- **Stated goal**: In the entries that follow, find the word "this" and report each line it is on.

- **Source records**:

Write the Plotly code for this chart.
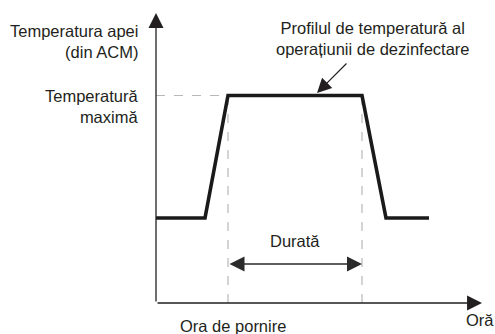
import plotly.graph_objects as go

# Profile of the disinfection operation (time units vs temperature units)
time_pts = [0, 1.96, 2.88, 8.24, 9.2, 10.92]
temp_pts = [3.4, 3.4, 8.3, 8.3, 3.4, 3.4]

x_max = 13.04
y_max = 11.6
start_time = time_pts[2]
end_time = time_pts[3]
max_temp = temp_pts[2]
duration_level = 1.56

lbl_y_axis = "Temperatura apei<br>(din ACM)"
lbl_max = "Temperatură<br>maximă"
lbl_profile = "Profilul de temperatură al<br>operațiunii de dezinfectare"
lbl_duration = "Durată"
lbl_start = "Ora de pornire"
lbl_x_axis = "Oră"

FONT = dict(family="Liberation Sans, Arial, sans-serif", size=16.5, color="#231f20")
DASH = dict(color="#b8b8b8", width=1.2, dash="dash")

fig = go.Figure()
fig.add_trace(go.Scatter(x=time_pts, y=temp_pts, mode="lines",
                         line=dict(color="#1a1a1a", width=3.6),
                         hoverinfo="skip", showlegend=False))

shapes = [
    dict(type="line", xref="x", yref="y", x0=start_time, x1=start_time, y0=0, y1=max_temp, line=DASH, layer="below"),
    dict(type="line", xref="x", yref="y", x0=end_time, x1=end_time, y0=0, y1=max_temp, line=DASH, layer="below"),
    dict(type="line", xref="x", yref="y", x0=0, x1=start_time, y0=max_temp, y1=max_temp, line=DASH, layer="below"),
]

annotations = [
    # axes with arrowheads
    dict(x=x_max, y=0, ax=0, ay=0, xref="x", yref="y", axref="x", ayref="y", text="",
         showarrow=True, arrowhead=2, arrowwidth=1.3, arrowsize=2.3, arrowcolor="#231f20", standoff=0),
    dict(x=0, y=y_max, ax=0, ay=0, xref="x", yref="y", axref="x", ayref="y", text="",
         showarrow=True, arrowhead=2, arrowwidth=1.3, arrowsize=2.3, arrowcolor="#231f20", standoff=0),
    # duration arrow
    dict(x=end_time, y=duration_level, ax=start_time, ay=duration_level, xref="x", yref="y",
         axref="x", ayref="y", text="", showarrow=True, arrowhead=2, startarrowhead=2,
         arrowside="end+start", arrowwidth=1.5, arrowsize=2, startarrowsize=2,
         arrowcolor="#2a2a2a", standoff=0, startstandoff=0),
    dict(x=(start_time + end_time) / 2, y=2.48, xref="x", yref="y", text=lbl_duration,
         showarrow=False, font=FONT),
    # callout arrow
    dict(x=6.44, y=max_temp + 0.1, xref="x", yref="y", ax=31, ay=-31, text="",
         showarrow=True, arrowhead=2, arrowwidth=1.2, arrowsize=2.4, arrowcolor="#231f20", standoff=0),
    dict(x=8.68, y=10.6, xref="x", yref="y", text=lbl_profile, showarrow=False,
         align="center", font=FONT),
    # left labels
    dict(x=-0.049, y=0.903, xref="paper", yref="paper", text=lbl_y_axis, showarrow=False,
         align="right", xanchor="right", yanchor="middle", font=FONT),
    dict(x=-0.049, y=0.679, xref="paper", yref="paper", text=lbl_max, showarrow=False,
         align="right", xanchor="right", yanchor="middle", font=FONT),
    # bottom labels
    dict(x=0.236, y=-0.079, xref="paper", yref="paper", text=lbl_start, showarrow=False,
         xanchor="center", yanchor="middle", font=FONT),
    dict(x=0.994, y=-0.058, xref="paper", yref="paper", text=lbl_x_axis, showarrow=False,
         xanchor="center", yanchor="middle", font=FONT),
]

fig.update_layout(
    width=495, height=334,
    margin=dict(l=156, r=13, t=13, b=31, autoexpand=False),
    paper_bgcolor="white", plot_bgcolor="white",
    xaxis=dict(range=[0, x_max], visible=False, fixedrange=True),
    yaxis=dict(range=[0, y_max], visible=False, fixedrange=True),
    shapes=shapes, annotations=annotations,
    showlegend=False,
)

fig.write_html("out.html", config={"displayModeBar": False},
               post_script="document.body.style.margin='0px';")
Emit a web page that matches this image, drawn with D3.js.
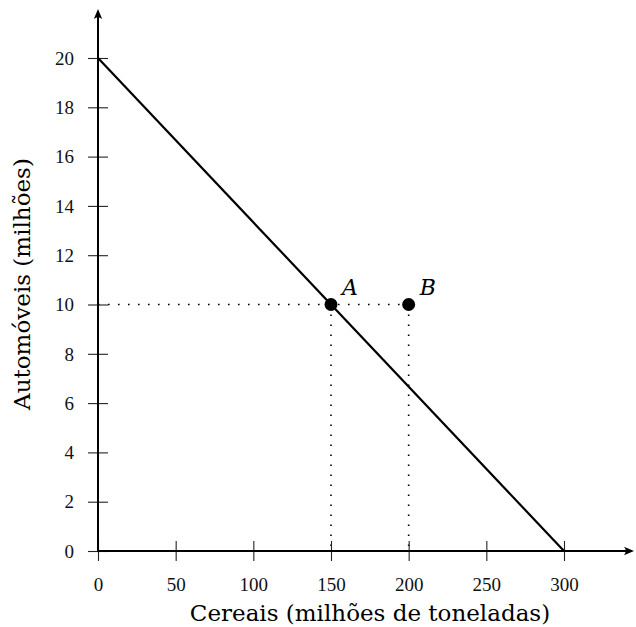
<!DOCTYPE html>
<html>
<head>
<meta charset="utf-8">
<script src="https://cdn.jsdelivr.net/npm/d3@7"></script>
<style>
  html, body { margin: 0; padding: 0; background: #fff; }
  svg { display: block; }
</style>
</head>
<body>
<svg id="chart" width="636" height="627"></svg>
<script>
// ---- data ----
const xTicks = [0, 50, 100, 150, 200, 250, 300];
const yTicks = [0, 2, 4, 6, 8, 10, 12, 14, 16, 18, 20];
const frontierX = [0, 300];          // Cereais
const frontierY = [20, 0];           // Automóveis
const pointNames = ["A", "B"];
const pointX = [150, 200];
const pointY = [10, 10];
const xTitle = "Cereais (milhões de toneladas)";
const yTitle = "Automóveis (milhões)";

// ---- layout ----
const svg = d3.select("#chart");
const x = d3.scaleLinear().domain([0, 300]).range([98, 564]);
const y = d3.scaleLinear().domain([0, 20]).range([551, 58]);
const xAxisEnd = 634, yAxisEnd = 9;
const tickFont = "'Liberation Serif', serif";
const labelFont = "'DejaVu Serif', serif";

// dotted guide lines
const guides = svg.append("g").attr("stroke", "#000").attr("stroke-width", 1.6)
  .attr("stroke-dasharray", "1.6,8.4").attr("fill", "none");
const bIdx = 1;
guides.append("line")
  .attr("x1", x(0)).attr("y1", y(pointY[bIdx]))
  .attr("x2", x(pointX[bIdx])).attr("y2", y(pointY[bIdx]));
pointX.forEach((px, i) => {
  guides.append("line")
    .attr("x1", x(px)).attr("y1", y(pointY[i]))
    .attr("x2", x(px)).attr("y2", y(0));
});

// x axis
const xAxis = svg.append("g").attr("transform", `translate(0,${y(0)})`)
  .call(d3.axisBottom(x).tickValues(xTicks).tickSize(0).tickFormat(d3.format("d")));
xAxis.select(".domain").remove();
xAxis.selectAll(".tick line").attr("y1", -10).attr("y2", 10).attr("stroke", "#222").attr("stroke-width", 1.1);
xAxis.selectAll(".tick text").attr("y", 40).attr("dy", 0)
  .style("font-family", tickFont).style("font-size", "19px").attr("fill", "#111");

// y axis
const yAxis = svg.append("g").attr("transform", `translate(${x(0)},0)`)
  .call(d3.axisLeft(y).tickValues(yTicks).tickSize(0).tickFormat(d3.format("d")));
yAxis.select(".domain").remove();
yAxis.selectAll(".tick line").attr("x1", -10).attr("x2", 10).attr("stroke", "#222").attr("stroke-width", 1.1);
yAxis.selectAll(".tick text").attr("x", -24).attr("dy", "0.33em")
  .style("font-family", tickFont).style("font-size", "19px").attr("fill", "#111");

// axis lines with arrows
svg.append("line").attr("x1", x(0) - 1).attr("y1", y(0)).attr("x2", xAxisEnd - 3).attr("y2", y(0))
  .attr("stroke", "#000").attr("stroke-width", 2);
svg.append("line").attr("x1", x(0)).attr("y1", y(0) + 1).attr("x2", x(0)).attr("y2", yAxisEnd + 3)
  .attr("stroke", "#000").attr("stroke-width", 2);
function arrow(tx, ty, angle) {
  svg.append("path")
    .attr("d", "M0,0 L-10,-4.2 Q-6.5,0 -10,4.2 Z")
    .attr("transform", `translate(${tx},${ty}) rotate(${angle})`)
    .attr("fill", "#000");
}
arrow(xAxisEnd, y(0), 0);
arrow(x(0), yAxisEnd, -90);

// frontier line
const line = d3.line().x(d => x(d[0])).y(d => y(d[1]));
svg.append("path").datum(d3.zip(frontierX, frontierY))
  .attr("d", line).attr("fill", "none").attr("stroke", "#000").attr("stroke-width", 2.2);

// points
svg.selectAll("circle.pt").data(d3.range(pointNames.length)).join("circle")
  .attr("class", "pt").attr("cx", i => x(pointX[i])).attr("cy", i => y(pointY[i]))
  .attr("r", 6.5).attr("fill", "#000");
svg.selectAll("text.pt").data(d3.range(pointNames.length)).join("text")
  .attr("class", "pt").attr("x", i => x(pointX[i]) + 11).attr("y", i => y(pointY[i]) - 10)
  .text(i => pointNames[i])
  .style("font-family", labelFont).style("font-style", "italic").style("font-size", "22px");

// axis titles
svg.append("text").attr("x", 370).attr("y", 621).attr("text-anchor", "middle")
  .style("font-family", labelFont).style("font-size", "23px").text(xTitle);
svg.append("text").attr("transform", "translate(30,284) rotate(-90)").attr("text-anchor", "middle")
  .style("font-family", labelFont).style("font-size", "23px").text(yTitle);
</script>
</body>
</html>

- **Full answer**:
Write the Plotly code for this chart.
Emit a web page that matches this image, drawn with D3.js.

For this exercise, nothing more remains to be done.